No valdría un mero criterio voluntarista, una idea de emancipación sin contenido real sino que deberíamos ir a algo más. De esta forma, proponemos la siguiente. Las culturas son una respuesta a las condiciones reales de existencia de una sociedad determinada. Cuando una cultura es incapaz de responder a la realidad circundante entra en crisis y se convierte en pasado. Y la expansión mundial del capitalismo es ya la única realidad existente. De esta forma, sólo aquella cultura que responda a esta realidad es rescatable y resulta por ello grotesco pretender que culturas nacidas para responder a otras condiciones reales -y por cierto con condiciones de dominación tan inmorales, al menos, como el propio capitalismo pero sin su, todavía, potencial liberalizador- puedan responder al dominio de este. Se entra así en una nueva idea de cultura: esta, al menos desde la perspectiva de una idea de emancipación humana, no se juzga desde el bobalicón respeto a toda manifestación humana -como si lo inmoral no fuera precisamente humano, demasiado humano- sino ante la perspectiva de qué podría aportar para la emancipación en las condiciones actuales. Y así, por ejemplo, el indigenismo, tan en boga entre ciertas corrientes autodenominadas izquierdistas de Suramérica, resulta ridículo: como si la respuesta al máximo desarrollo de la racionalidad explotadora, el capitalismo, estuviera en sanguinarias civilizaciones precolombinas y preilustradas. El capitalismo es fruto, también y sería ingenuo negarlo, de la Ilustración y sólo desde ella, desde una cultura que al menos tenga una mínima relación con esta, es posible su crítica. Por eso, sólo la cultura occidental, la cual no implica ya por ese mismo desarrollo mundial del capitalismo a los individuos occidentales, puede luchar contra él.

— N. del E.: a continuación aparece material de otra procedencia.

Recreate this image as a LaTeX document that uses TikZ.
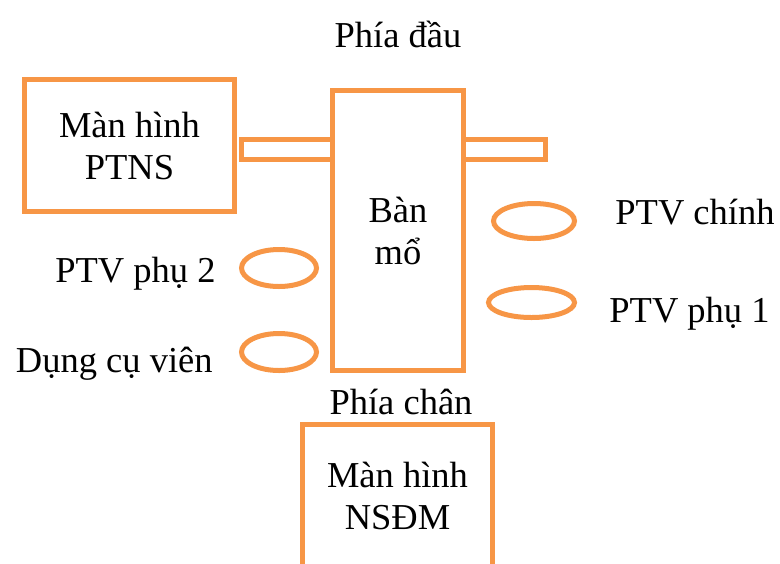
\documentclass[tikz,border=0pt]{standalone}
\usepackage{fontspec}
\setmainfont{Liberation Serif}
\usetikzlibrary{shapes.geometric,positioning}
\definecolor{planorange}{RGB}{247,150,70}
\newcommand{\planfont}{\fontsize{18.25}{21}\selectfont}
\tikzset{
  planbox/.style={rectangle,draw=planorange,line width=2.5pt,inner sep=0pt,
    align=center,font=\planfont},
  armbox/.style={rectangle,draw=planorange,line width=2.5pt,inner sep=0pt,
    minimum height=10pt},
  seat/.style={ellipse,draw=planorange,line width=2.5pt,inner sep=0pt},
  planlabel/.style={font=\planfont,inner sep=0pt}
}

\begin{document}
\begin{tikzpicture}[x=0.5pt,y=-0.5pt]
  \useasboundingbox (0,0) rectangle (780,563);
  % ban mo va hai tay doi
  \node[planbox,minimum width=65.5pt,minimum height=140pt] (table) at (398,230.5) {Bàn\\mổ};
  \node[armbox,minimum width=45.5pt] (leftarm) at (287,149.5) {};
  \node[armbox,minimum width=41pt] (rightarm) at (504.5,149.5) {};
  % man hinh
  \node[planbox,minimum width=105pt,minimum height=66pt] (ptns) at (129.5,145.5) {Màn hình\\PTNS};
  \node[planbox,minimum width=95pt,minimum height=71.5pt] (nsdm) at (397.5,496) {Màn hình\\NSĐM};
  % vi tri nguoi
  \node[seat,minimum width=40.5pt,minimum height=17.5pt] (chinh) at (534,221) {};
  \node[seat,minimum width=43pt,minimum height=15pt] (phu1) at (531.5,302.5) {};
  \node[seat,minimum width=37.5pt,minimum height=18.5pt] (phu2) at (279,268) {};
  \node[seat,minimum width=37.5pt,minimum height=18.5pt] (dungcu) at (279,352) {};
  % nhan
  \node[planlabel,anchor=base] (dau) at (398,47) {Phía đầu};
  \node[planlabel,anchor=base] (chan) at (401,414) {Phía chân};
  \node[planlabel,anchor=base west] (lchinh) at (615,224) {PTV chính};
  \node[planlabel,anchor=base west] (lphu1) at (609,322) {PTV phụ 1};
  \node[planlabel,anchor=base east] (lphu2) at (216,282) {PTV phụ 2};
  \node[planlabel,anchor=base east] (ldungcu) at (213,372) {Dụng cụ viên};
\end{tikzpicture}
\end{document}
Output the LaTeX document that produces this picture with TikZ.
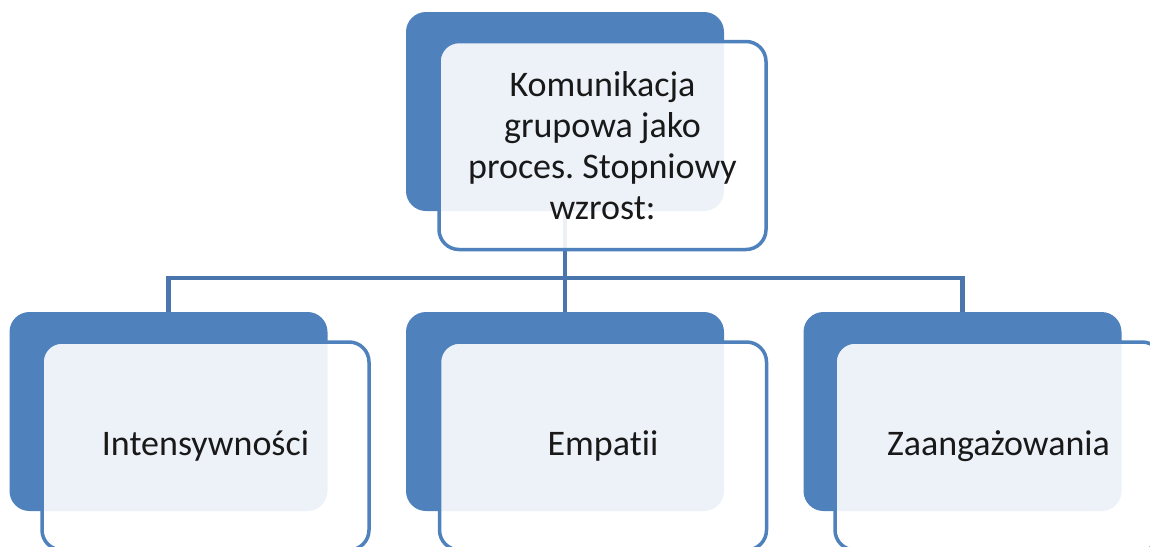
\documentclass[tikz,border=0pt]{standalone}
\usepackage{fontspec}
\setmainfont{Carlito}[Ligatures={NoCommon}]
\frenchspacing
\definecolor{accblue}{HTML}{4F81BD}
\definecolor{linkblue}{HTML}{4A76AD}
\begin{document}
\begin{tikzpicture}[x=1pt,y=-1pt,
  backbox/.style={rectangle, rounded corners=20pt, fill=accblue, draw=none,
    minimum width=318pt, minimum height=199pt, inner sep=0pt, outer sep=0pt},
  frontbox/.style={rectangle, rounded corners=20pt, fill=white, fill opacity=0.9,
    text opacity=1, draw=accblue, line width=3.5pt, draw opacity=1,
    minimum width=327pt, minimum height=208pt, inner sep=0pt, outer sep=0pt,
    font=\fontsize{36}{41}\selectfont, align=center, text=black!90},
  link/.style={draw=linkblue, line width=4.5pt}]
\useasboundingbox (0,0) rectangle (1150,546);
\fill[white] (0,0) rectangle (1150,546);
% back boxes
\node[backbox] (tb) at (565,111.5) {};
\node[backbox] (c1b) at (168.5,411.5) {};
\node[backbox] (c2b) at (565,411.5) {};
\node[backbox] (c3b) at (962.5,411.5) {};
% connectors
\coordinate (j) at (565,278);
\draw[link] (tb.south) -- (j);
\draw[link] (j) -| (c1b.north);
\draw[link] (j) -- (c2b.north);
\draw[link] (j) -| (c3b.north);
% front boxes
\node[frontbox] (tf) at (602.5,145.5) {Komunikacja\\grupowa jako\\proces. Stopniowy\\wzrost:};
\node[frontbox] (c1f) at (205.5,446) {Intensywności};
\node[frontbox] (c2f) at (603,446) {Empatii};
\node[frontbox] (c3f) at (998.5,446) {Zaangażowania};
\end{tikzpicture}
\end{document}
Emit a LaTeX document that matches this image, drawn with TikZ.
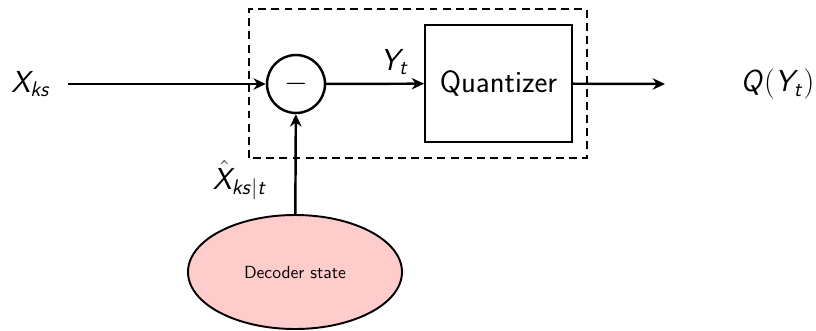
\documentclass[tikz,border=0pt]{standalone}
\usepackage{amsmath}
\renewcommand{\familydefault}{\sfdefault}
\DeclareMathAlphabet{\mathsfit}{OT1}{cmss}{m}{sl}
\newcommand{\sv}[1]{\mathsfit{#1}}
\usepackage{tikz}
\usetikzlibrary{arrows.meta,positioning,shapes.geometric}
\definecolor{StatePink}{HTML}{FFCCCC}

\tikzset{
    sig/.style={-{Stealth[length=7pt,width=6.5pt]}, line width=1.4pt},
    sumnode/.style={circle, draw, line width=1.4pt, minimum size=1.16cm, inner sep=0pt, font=\LARGE},
    blockbox/.style={rectangle, draw, line width=1.1pt, minimum width=2.94cm, minimum height=2.34cm, font=\fontsize{17.5}{21}\selectfont},
    lbl/.style={font=\LARGE}
}

\begin{document}
\begin{tikzpicture}
    \useasboundingbox (0,0) rectangle (16.32,6.6);

    % Input and its label
    \node[lbl] (xks) at (0.62,4.92) {$\sv{X}_{\sv{ks}}$};
    \coordinate (xin) at (1.36,4.92);

    % Difference node
    \node[sumnode] (diff) at (5.92,4.92) {$-$};

    % Quantizer block
    \node[blockbox] (quant) at (9.97,4.93) {Quantizer};

    % Output
    \coordinate (qout) at (13.3,4.92);
    \node[lbl] (qy) at (15.55,4.92) {$\sv{Q}\mathsf{(}\sv{Y}_{\sv{t}}\mathsf{)}$};

    % Decoder state
    \node[ellipse, draw, line width=1.1pt, fill=StatePink, minimum width=4.28cm, minimum height=2.28cm, font=\normalsize] (dec) at (5.9,1.16) {Decoder state};

    % Dashed encoder box
    \draw[line width=1.4pt, dash pattern=on 4.5pt off 3pt] (4.98,3.44) rectangle (11.74,6.42);

    % Signals
    \draw[sig] (xin) -- (diff);
    \draw[sig] (diff) -- node[lbl, pos=0.7, above, yshift=1pt] (yt) {$\sv{Y}_{\sv{t}}$} (quant);
    \draw[sig] (quant) -- (qout);
    \draw[sig] (dec) -- (diff);
    \node[lbl] (xhat) at (4.8,3.0) {$\hat{\sv{X}}_{\sv{ks}|\sv{t}}$};

\end{tikzpicture}
\end{document}
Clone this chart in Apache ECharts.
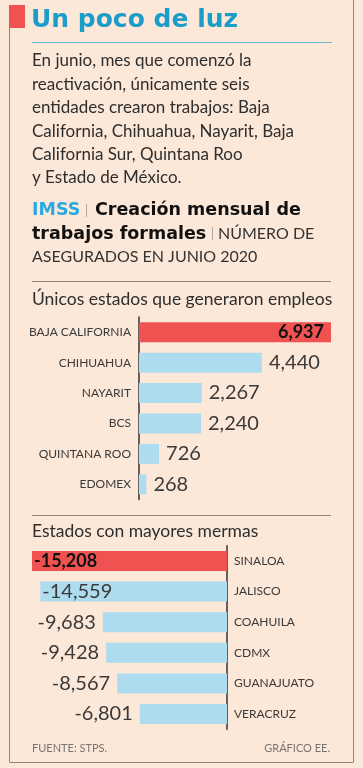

Cuando Rajoy ha propuesto su contrato de inmigrantes ha olvidado algo importante en él. Como buen nacionalista ha situado como fundamento del mismo las tradiciones del país de acogida, olvidando, como mal liberal, que las costumbres en democracia son libres. Sin embargo, los derechos y la libertad sí se pueden imponer y no hacerlo implicaría un perjuicio precisamente para las clases sociales menos favorecidas, y los inmigrantes lo son. Así, si Rajoy se hubiera atrevido a señalar que precisamente hay costumbres entre los inmigrantes que niegan la libertad humana y queremos prohibirlas precisamente por ello, tendría razón pero, entonces, su discurso se volvería, inmediatamente, en contra suyo: pues la misma conferencia episcopal, algo más racional sin duda que la corte de sacerdotes mayas pero menos, mucho menos, que la filosofía de la Ilustración, debería a su vez ser denunciada en sus llamamientos a la Ley Natural, pobre Santo Tomás en qué manos ha caído, como producto de la superstición; o, incluso, debería negar el propio desarrollo capitalista como auténtico negador del desarrollo ilustrado occidental. Rajoy, pues, no ha pasado de la idea de cultura como antropología y considera que esta representa la idiosincrasia de los pueblos. En el fondo, Rajoy es españolista como los del PSC-PSOE, los de ICV-EB-IU o los del PNV, ERC CiU, BNG son catalanistas, vasquistas o galleguistas: paletos y, por ellos, totalitarios. Y por eso mismo ni unos ni otros pertenecen, al menos positivamente, a la Ilustración.